Dave Simpson 

Lighthouse Family: Blue Sky In Your Head review – old souls twinkle with melancholia

The duo’s first album for two decades adds a global scope to their old blueprint – and occasionally alights on euphoria
  
  

Tunde Baiyewu and Paul Tucker.
Beacons of hope … Tunde Baiyewu and Paul Tucker. Photograph: Publicity Image

After forming in Newcastle in the early 1990s, the Lighthouse Family shifted 10m records of wistful-euphoric soul to a vast constituency that ranged from nu-soul purists to Mondeo man. Having recently reunited, the duo don’t stray far from the original blueprint for their first album in 18 years.

Blue Sky In Your Head is full of trademark gently aspirational, universal anthems, crafted around Paul Tucker’s big piano and Tunde Baiyewu’s quietly yearning vocals. In the opening title track, the singer dreams of a “different life when trouble just goes away” – almost exactly the same sentiments to those that fired their megahit Lifted in 1996.

What has changed are their ages and the world around them, and in subtly shifting from youthful positivity to mature melancholy and global frets, they have acquired a fresh emotional edge. Baiyewu addresses a “world where nothing is real any more” and brings existential dread to Long Goodbye’s orchestrated sheen.

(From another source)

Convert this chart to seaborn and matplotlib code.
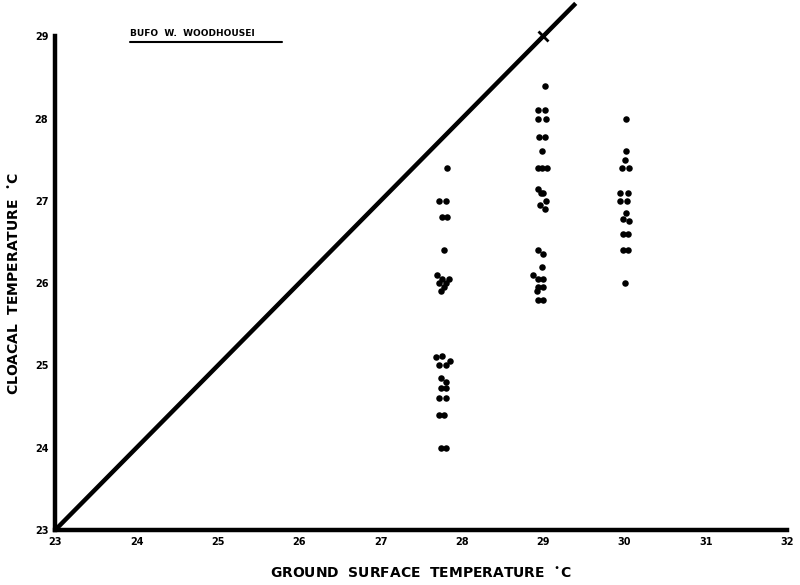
import numpy as np
import pandas as pd
import matplotlib
matplotlib.use('Agg')
import matplotlib.pyplot as plt
import seaborn as sns

# cloacal temperature readings, grouped by ground temperature column
ground_28 = [27.82, 27.72, 27.8, 27.75, 27.82, 27.78,
             27.7, 27.76, 27.8, 27.72, 27.78, 27.74, 27.84,
             27.68, 27.75, 27.85, 27.8, 27.72,
             27.74, 27.8, 27.74, 27.8,
             27.72, 27.8, 27.72, 27.78, 27.74, 27.8]
cloacal_28 = [27.4, 27.0, 27.0, 26.8, 26.8, 26.4,
              26.1, 26.05, 26.0, 26.0, 25.95, 25.9, 26.05,
              25.1, 25.12, 25.05, 25.0, 25.0,
              24.85, 24.8, 24.72, 24.72,
              24.6, 24.6, 24.4, 24.4, 24.0, 24.0]

ground_29 = [29.02, 28.94, 29.02, 28.94, 29.04, 28.95, 29.02, 28.99,
             28.93, 28.99, 29.05, 28.94, 29.0, 28.97, 29.03, 28.96, 29.02,
             28.94, 29.0, 28.99, 28.88, 28.94, 29.0, 28.94, 29.0, 28.92, 28.93, 29.0]
cloacal_29 = [28.4, 28.1, 28.1, 28.0, 28.0, 27.78, 27.78, 27.6,
              27.4, 27.4, 27.4, 27.15, 27.1, 27.1, 27.0, 26.95, 26.9,
              26.4, 26.36, 26.2, 26.1, 26.05, 26.05, 25.95, 25.95, 25.9, 25.8, 25.8]

ground_30 = [30.02, 30.02, 30.0, 29.97, 30.05, 29.95, 30.04, 29.95, 30.03,
             30.02, 29.98, 30.05, 29.98, 30.04, 29.98, 30.04, 30.01]
cloacal_30 = [28.0, 27.6, 27.5, 27.4, 27.4, 27.1, 27.1, 27.0, 27.0,
              26.85, 26.78, 26.75, 26.6, 26.6, 26.4, 26.4, 26.0]

x_ticks = [23, 24, 25, 26, 27, 28, 29, 30, 31, 32]
y_ticks = [23, 24, 25, 26, 27, 28, 29]

df = pd.DataFrame({
    'ground': ground_28 + ground_29 + ground_30,
    'cloacal': cloacal_28 + cloacal_29 + cloacal_30,
})

sns.set_style('white')
plt.rcParams['font.family'] = ['DejaVu Sans']
plt.rcParams['text.color'] = 'black'
plt.rcParams['axes.labelcolor'] = 'black'
plt.rcParams['xtick.color'] = 'black'
plt.rcParams['ytick.color'] = 'black'

fig = plt.figure(figsize=(8, 5.85), dpi=100)
ax = fig.add_axes([0.069, 0.094, 0.915, 0.844])

sns.scatterplot(data=df, x='ground', y='cloacal', color='black', s=22,
                edgecolor='black', linewidth=0, ax=ax)

# equal-temperature line
ax.plot([23, 29.4], [23, 29.4], color='black', lw=3.2, clip_on=False,
        solid_capstyle='butt')
ax.plot([29], [29], marker='x', color='black', ms=7, mew=2, clip_on=False)

ax.set_xlim(23, 32)
ax.set_ylim(23, 29)
ax.set_xticks(x_ticks)
ax.set_yticks(y_ticks)
ax.set_xticklabels([str(t) for t in x_ticks], fontsize=7, fontweight='bold')
ax.set_yticklabels([str(t) for t in y_ticks], fontsize=7, fontweight='bold')
ax.tick_params(axis='both', direction='in', length=4, width=2.5, pad=5)

for side in ['top', 'right']:
    ax.spines[side].set_visible(False)
for side in ['left', 'bottom']:
    ax.spines[side].set_linewidth(3.2)
    ax.spines[side].set_color('black')

ax.set_xlabel('GROUND  SURFACE  TEMPERATURE  $^{\\bullet}$C', fontsize=10,
              fontweight='bold', labelpad=14)
ax.set_ylabel('CLOACAL  TEMPERATURE  $^{\\bullet}$C', fontsize=10,
              fontweight='bold', labelpad=9)

fig.text(0.163, 0.935, 'BUFO  W.  WOODHOUSEI', fontsize=6.5, fontweight='bold',
         va='bottom')
fig.add_artist(matplotlib.lines.Line2D([0.163, 0.352], [0.928, 0.928],
                                       color='black', lw=1.5))

fig.savefig('out.png', dpi=100, facecolor='white')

One or two tracks get a bit beige and samey, and weather metaphors abound. Still, Clouds and Live Again are truly lovely songs, which find a hymnal sweet spot between agony and ecstasy. Who’s Gonna Save Me Now? seems to allude to their own story (“I’m just trying to get back to our glory days”) but Waterloo Street (“It’s just me and you and everything’s so effortless”) is the euphoric sound of a duo rekindling their spark.